The researchers “used a combination of computer analysis, music transcription, immersive listening, and lyric interpretation to identify every song’s lyric theme, style, and musical attributes, and then analysed the data to explore the characteristics of the songs that attract the most votes in the contest,” they wrote.
They found that the event has stubbornly resisted trends in popular music, bravely forging its own path in terms of musical experimentation.
“Eurovision song styles appear to have ‘evolved’, in the cultural Darwinism sense, independently from mainstream global pop music,” the researchers noted, speculating that this was “due to the particular cultural and structural factors at play in the Contest, in contrast to the more unregulated market forces that decide the popularity of mainstream hits.”

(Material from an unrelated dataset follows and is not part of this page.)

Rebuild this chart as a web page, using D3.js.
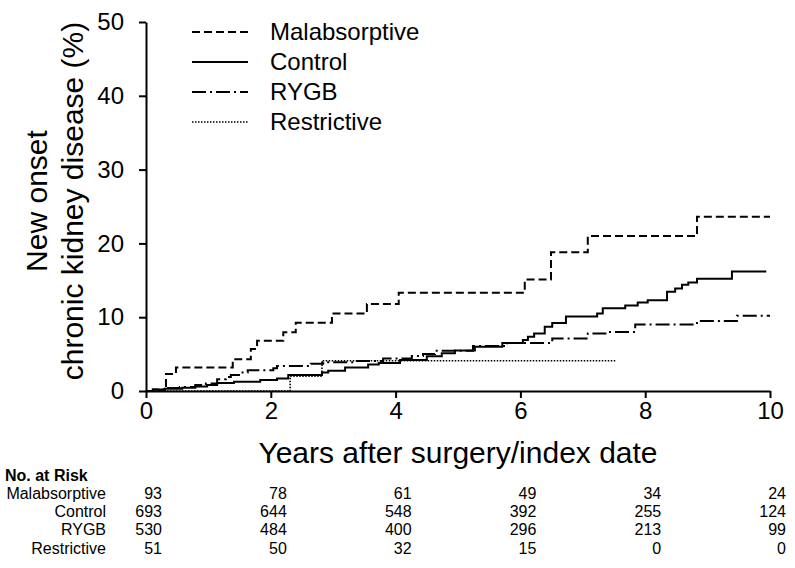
<!DOCTYPE html>
<html>
<head>
<meta charset="utf-8">
<script src="https://cdn.jsdelivr.net/npm/d3@7"></script>
<style>
  html, body { margin: 0; padding: 0; background: #fff; }
  svg { display: block; font-family: "Liberation Sans", Arial, sans-serif; }
</style>
</head>
<body>
<svg id="chart" width="795" height="568"></svg>
<script>
// ---------- DATA ----------
const seriesNames = ["Malabsorptive", "Control", "RYGB", "Restrictive"];

// step times (years) and cumulative incidence (%) after each step
const malabsorptiveTimes  = [0, 0.32, 0.48, 1.39, 1.68, 1.78, 2.20, 2.40, 2.98, 3.54, 4.05, 6.07, 6.49, 7.08, 8.83, 10.0];
const malabsorptiveValues = [0, 2.3, 3.2, 4.3, 5.7, 6.8, 7.95, 9.25, 10.5, 11.8, 13.3, 15.1, 18.8, 21.0, 23.6, 23.6];

const controlTimes  = [0, 0.11, 0.30, 0.58, 0.79, 0.98, 1.14, 1.41, 1.83, 2.10, 2.28, 2.82, 2.92, 3.19, 3.56, 3.73, 4.07, 4.50, 4.74, 4.95, 5.27, 5.71, 6.04, 6.12, 6.22, 6.39, 6.51, 6.73, 7.23, 7.32, 7.68, 7.88, 8.04, 8.35, 8.48, 8.59, 8.69, 8.83, 9.39, 9.94];
const controlValues = [0, 0.2, 0.3, 0.45, 0.6, 0.8, 1.1, 1.26, 1.5, 1.7, 2.17, 2.5, 2.75, 3.2, 3.6, 3.8, 4.2, 4.7, 5.1, 5.5, 6.0, 6.5, 6.9, 7.36, 7.8, 8.7, 9.2, 10.1, 10.5, 11.2, 11.6, 12.0, 12.3, 13.45, 13.9, 14.4, 14.7, 15.2, 16.2, 16.2];

const rygbTimes  = [0, 0.11, 0.32, 0.54, 0.79, 0.96, 1.14, 1.28, 1.36, 1.51, 1.63, 2.04, 2.10, 2.64, 2.84, 3.38, 3.80, 4.26, 4.44, 4.63, 5.24, 5.79, 6.51, 7.08, 7.39, 7.84, 8.83, 9.47, 10.0];
const rygbValues = [0, 0.2, 0.4, 0.55, 0.8, 1.0, 1.6, 1.9, 2.17, 2.5, 2.8, 3.07, 3.4, 3.7, 3.9, 4.07, 4.4, 4.75, 5.0, 5.46, 6.1, 6.5, 7.1, 7.8, 8.0, 9.0, 9.5, 10.2, 10.2];

const restrictiveTimes  = [0, 2.31, 2.82, 7.54];
const restrictiveValues = [0, 2.0, 4.1, 4.1];

const xTicks = [0, 2, 4, 6, 8, 10];
const yTicks = [0, 10, 20, 30, 40, 50];

// Number at risk table
const riskLabels = ["Malabsorptive", "Control", "RYGB", "Restrictive"];
const riskTimes = [0, 2, 4, 6, 8, 10];
const riskMalabsorptive = [93, 78, 61, 49, 34, 24];
const riskControl = [693, 644, 548, 392, 255, 124];
const riskRYGB = [530, 484, 400, 296, 213, 99];
const riskRestrictive = [51, 50, 32, 15, 0, 0];

// ---------- DRAW ----------
const svg = d3.select("#chart");
const x = d3.scaleLinear().domain([0, 10]).range([146, 770]);
const y = d3.scaleLinear().domain([0, 50]).range([391, 22]);

const styles = {
  "Malabsorptive": "8,4",
  "Control": null,
  "RYGB": "14,4,2,4",
  "Restrictive": "1.5,1.5"
};
const seriesData = {
  "Malabsorptive": [malabsorptiveTimes, malabsorptiveValues],
  "Control": [controlTimes, controlValues],
  "RYGB": [rygbTimes, rygbValues],
  "Restrictive": [restrictiveTimes, restrictiveValues]
};

const line = d3.line().x(d => x(d[0])).y(d => y(d[1])).curve(d3.curveStepAfter);

const drawOrder = ["Restrictive", "RYGB", "Control", "Malabsorptive"];
drawOrder.forEach(name => {
  const [ts, vs] = seriesData[name];
  const pts = ts.map((t, i) => [t, vs[i]]);
  svg.append("path")
    .datum(pts)
    .attr("d", line)
    .attr("fill", "none")
    .attr("stroke", "#000")
    .attr("stroke-width", name === "Restrictive" ? 1.6 : 2)
    .attr("stroke-dasharray", styles[name]);
});

// Axes
const xAxis = svg.append("g")
  .attr("transform", "translate(0,391)")
  .call(d3.axisBottom(x).tickValues(xTicks).tickSize(7).tickPadding(4).tickSizeOuter(0).tickFormat(d3.format("d")));
const yAxis = svg.append("g")
  .attr("transform", "translate(146,0)")
  .call(d3.axisLeft(y).tickValues(yTicks).tickSize(7).tickPadding(15).tickSizeOuter(0).tickFormat(d3.format("d")));

[xAxis, yAxis].forEach(g => {
  g.select(".domain").attr("stroke", "#000").attr("stroke-width", 2);
  g.selectAll(".tick line").attr("stroke", "#000").attr("stroke-width", 2);
  g.selectAll(".tick text").attr("font-size", 24).attr("fill", "#000")
    .attr("font-family", "'Liberation Sans', Arial, sans-serif");
});

// Axis titles
svg.append("text")
  .attr("x", 458).attr("y", 463)
  .attr("text-anchor", "middle")
  .attr("font-size", 30)
  .attr("fill", "#000")
  .text("Years after surgery/index date");

const yt = svg.append("g").attr("transform", "translate(0,201) rotate(-90)");
yt.append("text").attr("x", 0).attr("y", 47).attr("text-anchor", "middle")
  .attr("font-size", 30).attr("fill", "#000").text("New onset");
yt.append("text").attr("x", 0).attr("y", 83).attr("text-anchor", "middle")
  .attr("font-size", 30).attr("fill", "#000").text("chronic kidney disease (%)");

// Legend
const legendY = [32, 62, 92, 122];
seriesNames.forEach((name, i) => {
  svg.append("line")
    .attr("x1", 192).attr("x2", 248)
    .attr("y1", legendY[i]).attr("y2", legendY[i])
    .attr("stroke", "#000")
    .attr("stroke-width", name === "Restrictive" ? 1.4 : 2)
    .attr("stroke-dasharray", styles[name]);
  svg.append("text")
    .attr("x", 270).attr("y", legendY[i])
    .attr("dy", "0.35em")
    .attr("font-size", 24).attr("fill", "#000")
    .text(name);
});

// Risk table
svg.append("text")
  .attr("x", 5).attr("y", 481)
  .attr("font-size", 16).attr("font-weight", "bold").attr("fill", "#000")
  .text("No. at Risk");

const riskRows = [riskMalabsorptive, riskControl, riskRYGB, riskRestrictive];
const rowY = [499, 517, 535, 554];
riskRows.forEach((row, r) => {
  svg.append("text")
    .attr("x", 106).attr("y", rowY[r])
    .attr("text-anchor", "end")
    .attr("font-size", 16).attr("fill", "#000")
    .text(riskLabels[r]);
  row.forEach((v, c) => {
    svg.append("text")
      .attr("x", x(riskTimes[c]) + 16).attr("y", rowY[r])
      .attr("text-anchor", "end")
      .attr("font-size", 16).attr("fill", "#000")
      .text(v);
  });
});
</script>
</body>
</html>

That explains, then, why Poland once entered an all-female group who inexplicably churned butter throughout their performance, or why Estonia’s 2008 performance featured dancers in bikinis holding up pictures of onions, or why this happened:
The researchers identified six main themes behind the bulk of Europe’s entries: Love, Unity, Music, Self-assertion, History and “Dance Party.”
Love was such an all-encompassing theme that they broke it down into four separate sub-categories: songs about looking for love, being in love, having problems in love, and heartbreak.
Next year’s Eurovision is set to take place in the Netherlands, after this year’s Rotterdam event was scrapped. “We regret this situation very much, but I can promise you: the Eurovision Song Contest will come back stronger than ever,” organizers said when they announced the news.